Author(s): Ron Sandrey

Over the last fifty years or more the most remarkable feature of global economic growth has been the growth demonstrated by the so-called ‘Asian Tiger’ economies (Hong Kong, Singapore, South Korea, and Taiwan). After the early leadership in growth by Japan we saw the next group (Singapore, Hong Kong, Korea and Taiwan) progress through the developmental stages to become modern high-income countries. This group was followed by the next wave of countries (loosely Malaysia, India and perhaps China with the latter being more of a tsunami than a wave), and then possibly Thailand and Indonesia. More lately we are seeing the ‘Tiger Cubs’ (Vietnam, Laos – the Lao People’s Democratic Republic – and Cambodia). The missing aspirant here is the Philippines, which started with a growl that faded to a whimper.

The objective of this paper is to assess the economic profile and progress of South Africa against these Asian growth economies, with special reference to the role of manufacturing in their growth and to ask if South Africa’s aspirations to emulate these growth patterns are realistic. We concur that South Africa did not capitalise on the opportunities it had in the 1990s (and later) to move forward from its then strong industrial base and large pool of cheap labour to emulate the Asian success. We appreciate that South Africa was emerging from a troubled period in its history, but we counter this by pointing out that China, Vietnam, Cambodia and Laos were all similarly emerging from their own troubled periods.

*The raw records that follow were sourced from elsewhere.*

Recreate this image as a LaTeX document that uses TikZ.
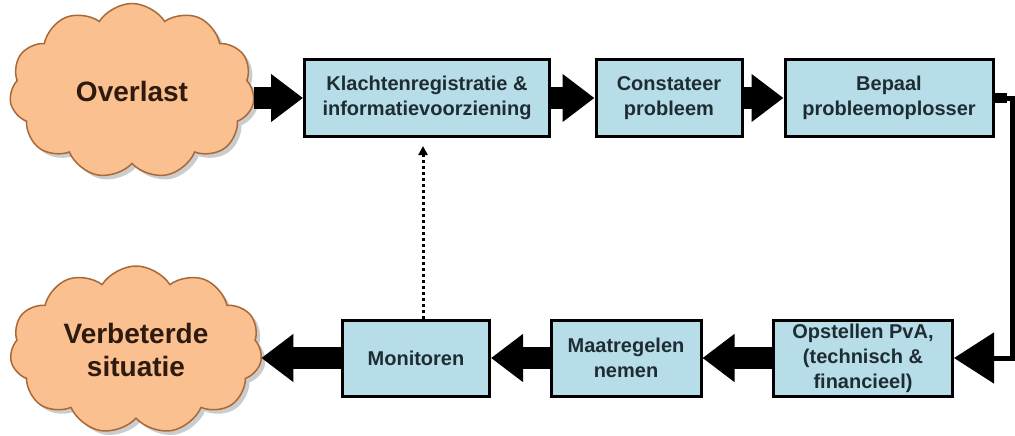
\documentclass[tikz,border=0pt]{standalone}
\usepackage{fontspec}
\setmainfont{Liberation Sans}
\usetikzlibrary{arrows.meta,shapes.symbols,shadows}

\definecolor{boxblue}{HTML}{B7DDE8}
\definecolor{cloudorange}{HTML}{FAC08F}
\definecolor{cloudline}{HTML}{A8693A}
\definecolor{boxtext}{HTML}{1E2D33}
\definecolor{cloudtext}{HTML}{2E1A0E}

\begin{document}
\begin{tikzpicture}[x=1pt, y=-1pt, line join=miter,
    stepbox/.style={draw=black, line width=3pt, fill=boxblue, text=boxtext,
        font=\bfseries\fontsize{20}{25}\selectfont, align=center,
        minimum height=77pt, inner xsep=0pt, inner ysep=0pt},
    cloudnode/.style={cloud, cloud puffs=11, cloud puff arc=115, cloud ignores aspect,
        draw=cloudline, line width=1.5pt, fill=cloudorange, text=cloudtext,
        font=\bfseries\fontsize{28}{33}\selectfont, align=center,
        drop shadow={shadow xshift=4pt, shadow yshift=-4pt, fill=black!40}},
    blockarrow/.style={line width=22pt, -{Triangle[width=46pt,length=32pt]}},
    elbowarrow/.style={line width=5pt, -{Triangle[width=50pt,length=40pt]}},
    flowdot/.style={dash pattern=on 3pt off 3pt, line width=3pt,
        -{Triangle[width=9pt,length=9pt]}, shorten >=8pt}
    ]

    \useasboundingbox (0,0) rectangle (1015,436);

    % top row
    \node [cloudnode, minimum width=245pt, minimum height=175pt] (over) at (132,91) {Overlast};
    \node [stepbox, minimum width=245pt] (klacht) at (427,98) {Klachtenregistratie \&\\informatievoorziening};
    \node [stepbox, minimum width=146pt] (const) at (669,98) {Constateer\\probleem};
    \node [stepbox, minimum width=208pt] (bepaal) at (889,98) {Bepaal\\probleemoplosser};

    % bottom row
    \node [stepbox, minimum width=179pt, minimum height=76pt] (opstel) at (863,358) {Opstellen PvA,\\(technisch \&\\financieel)};
    \node [stepbox, minimum width=150pt, minimum height=76pt] (maatr) at (626,358) {Maatregelen\\nemen};
    \node [stepbox, minimum width=147pt, minimum height=76pt] (monit) at (416,358) {Monitoren};
    \node [cloudnode, minimum width=252pt, minimum height=168pt] (verb) at (136,350) {Verbeterde\\situatie};

    \draw [blockarrow] (over.east |- klacht.west) -- (klacht.west);
    \draw [blockarrow] (klacht) -- (const);
    \draw [blockarrow] (const) -- (bepaal);
    \draw [line width=10pt] (bepaal.east) -- ++(12,0);
    \draw [elbowarrow] (bepaal.east) -- ++(18,0) |- (opstel.east);
    \draw [blockarrow] (opstel) -- (maatr);
    \draw [blockarrow] (maatr) -- (monit);
    \draw [blockarrow] (monit.west) -- (verb.east |- monit.west);
    \draw [flowdot] ([xshift=7pt]monit.north) -- ([xshift=7pt]monit.north |- klacht.south);

\end{tikzpicture}
\end{document}
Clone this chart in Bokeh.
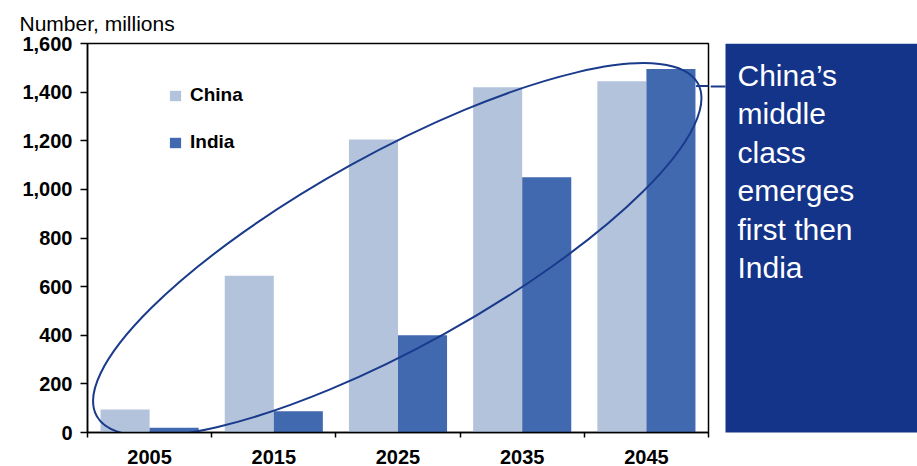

The paper starts by examining growth rates from the early 1960s, and shows that over this period and, more importantly, over a period from around 1990 South Africa has not been measuring up to Asian standards. Much has been written on the so-called Asian growth miracle, and driving this wave have been a complex mix of factors and policies. But two common themes emerge, namely their industrialisation with the emphasis on exports to the United States of America (US) and their ability to build a sound economic and overall infrastructural base from which to launch this development assault. Are these options open for South Africa? Current policy indications are that they are not.